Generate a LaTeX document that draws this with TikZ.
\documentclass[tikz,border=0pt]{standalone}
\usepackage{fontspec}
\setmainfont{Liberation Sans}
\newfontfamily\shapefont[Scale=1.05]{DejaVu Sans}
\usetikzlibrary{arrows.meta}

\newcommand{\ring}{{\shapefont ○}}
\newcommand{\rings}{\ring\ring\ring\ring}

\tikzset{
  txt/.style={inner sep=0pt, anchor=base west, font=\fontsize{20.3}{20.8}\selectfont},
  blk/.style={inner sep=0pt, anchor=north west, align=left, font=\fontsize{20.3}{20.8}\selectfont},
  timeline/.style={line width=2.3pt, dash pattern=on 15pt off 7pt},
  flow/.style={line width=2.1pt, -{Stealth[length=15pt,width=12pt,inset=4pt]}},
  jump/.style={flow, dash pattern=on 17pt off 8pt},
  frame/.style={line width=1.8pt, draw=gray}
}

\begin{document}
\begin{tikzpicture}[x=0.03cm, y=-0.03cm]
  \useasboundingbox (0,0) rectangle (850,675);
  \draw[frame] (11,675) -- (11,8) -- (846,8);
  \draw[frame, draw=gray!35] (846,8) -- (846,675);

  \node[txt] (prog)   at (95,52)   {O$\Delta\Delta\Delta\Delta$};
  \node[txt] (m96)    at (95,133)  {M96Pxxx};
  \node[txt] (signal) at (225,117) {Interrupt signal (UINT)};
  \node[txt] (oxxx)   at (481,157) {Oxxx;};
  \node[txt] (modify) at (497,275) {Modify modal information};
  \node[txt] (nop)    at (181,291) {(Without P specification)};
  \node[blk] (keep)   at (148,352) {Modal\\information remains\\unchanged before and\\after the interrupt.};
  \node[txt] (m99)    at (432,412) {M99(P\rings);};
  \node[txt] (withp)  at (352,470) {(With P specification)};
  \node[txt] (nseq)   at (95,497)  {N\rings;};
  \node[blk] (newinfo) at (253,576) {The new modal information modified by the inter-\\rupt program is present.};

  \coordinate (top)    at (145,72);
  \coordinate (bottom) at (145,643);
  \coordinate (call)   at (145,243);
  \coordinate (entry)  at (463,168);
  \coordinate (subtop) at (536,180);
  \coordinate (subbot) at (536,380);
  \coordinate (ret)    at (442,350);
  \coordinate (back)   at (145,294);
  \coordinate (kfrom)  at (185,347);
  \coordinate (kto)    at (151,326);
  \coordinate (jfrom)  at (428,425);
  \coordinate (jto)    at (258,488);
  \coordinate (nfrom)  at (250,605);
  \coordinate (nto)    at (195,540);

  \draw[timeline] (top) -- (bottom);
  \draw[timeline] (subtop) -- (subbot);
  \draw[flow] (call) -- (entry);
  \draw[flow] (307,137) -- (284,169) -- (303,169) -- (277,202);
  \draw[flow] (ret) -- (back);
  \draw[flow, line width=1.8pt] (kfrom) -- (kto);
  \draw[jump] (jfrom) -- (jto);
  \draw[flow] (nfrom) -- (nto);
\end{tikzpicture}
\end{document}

====================

:: WRITTEN REQUEST ::
Type the whole listing again, unaltered.

:: SOLUTION ::
Generate a LaTeX document that draws this with TikZ.
\documentclass[tikz,border=0pt]{standalone}
\usepackage{fontspec}
\setmainfont{Liberation Sans}
\newfontfamily\shapefont[Scale=1.05]{DejaVu Sans}
\usetikzlibrary{arrows.meta}

\newcommand{\ring}{{\shapefont ○}}
\newcommand{\rings}{\ring\ring\ring\ring}

\tikzset{
  txt/.style={inner sep=0pt, anchor=base west, font=\fontsize{20.3}{20.8}\selectfont},
  blk/.style={inner sep=0pt, anchor=north west, align=left, font=\fontsize{20.3}{20.8}\selectfont},
  timeline/.style={line width=2.3pt, dash pattern=on 15pt off 7pt},
  flow/.style={line width=2.1pt, -{Stealth[length=15pt,width=12pt,inset=4pt]}},
  jump/.style={flow, dash pattern=on 17pt off 8pt},
  frame/.style={line width=1.8pt, draw=gray}
}

\begin{document}
\begin{tikzpicture}[x=0.03cm, y=-0.03cm]
  \useasboundingbox (0,0) rectangle (850,675);
  \draw[frame] (11,675) -- (11,8) -- (846,8);
  \draw[frame, draw=gray!35] (846,8) -- (846,675);

  \node[txt] (prog)   at (95,52)   {O$\Delta\Delta\Delta\Delta$};
  \node[txt] (m96)    at (95,133)  {M96Pxxx};
  \node[txt] (signal) at (225,117) {Interrupt signal (UINT)};
  \node[txt] (oxxx)   at (481,157) {Oxxx;};
  \node[txt] (modify) at (497,275) {Modify modal information};
  \node[txt] (nop)    at (181,291) {(Without P specification)};
  \node[blk] (keep)   at (148,352) {Modal\\information remains\\unchanged before and\\after the interrupt.};
  \node[txt] (m99)    at (432,412) {M99(P\rings);};
  \node[txt] (withp)  at (352,470) {(With P specification)};
  \node[txt] (nseq)   at (95,497)  {N\rings;};
  \node[blk] (newinfo) at (253,576) {The new modal information modified by the inter-\\rupt program is present.};

  \coordinate (top)    at (145,72);
  \coordinate (bottom) at (145,643);
  \coordinate (call)   at (145,243);
  \coordinate (entry)  at (463,168);
  \coordinate (subtop) at (536,180);
  \coordinate (subbot) at (536,380);
  \coordinate (ret)    at (442,350);
  \coordinate (back)   at (145,294);
  \coordinate (kfrom)  at (185,347);
  \coordinate (kto)    at (151,326);
  \coordinate (jfrom)  at (428,425);
  \coordinate (jto)    at (258,488);
  \coordinate (nfrom)  at (250,605);
  \coordinate (nto)    at (195,540);

  \draw[timeline] (top) -- (bottom);
  \draw[timeline] (subtop) -- (subbot);
  \draw[flow] (call) -- (entry);
  \draw[flow] (307,137) -- (284,169) -- (303,169) -- (277,202);
  \draw[flow] (ret) -- (back);
  \draw[flow, line width=1.8pt] (kfrom) -- (kto);
  \draw[jump] (jfrom) -- (jto);
  \draw[flow] (nfrom) -- (nto);
\end{tikzpicture}
\end{document}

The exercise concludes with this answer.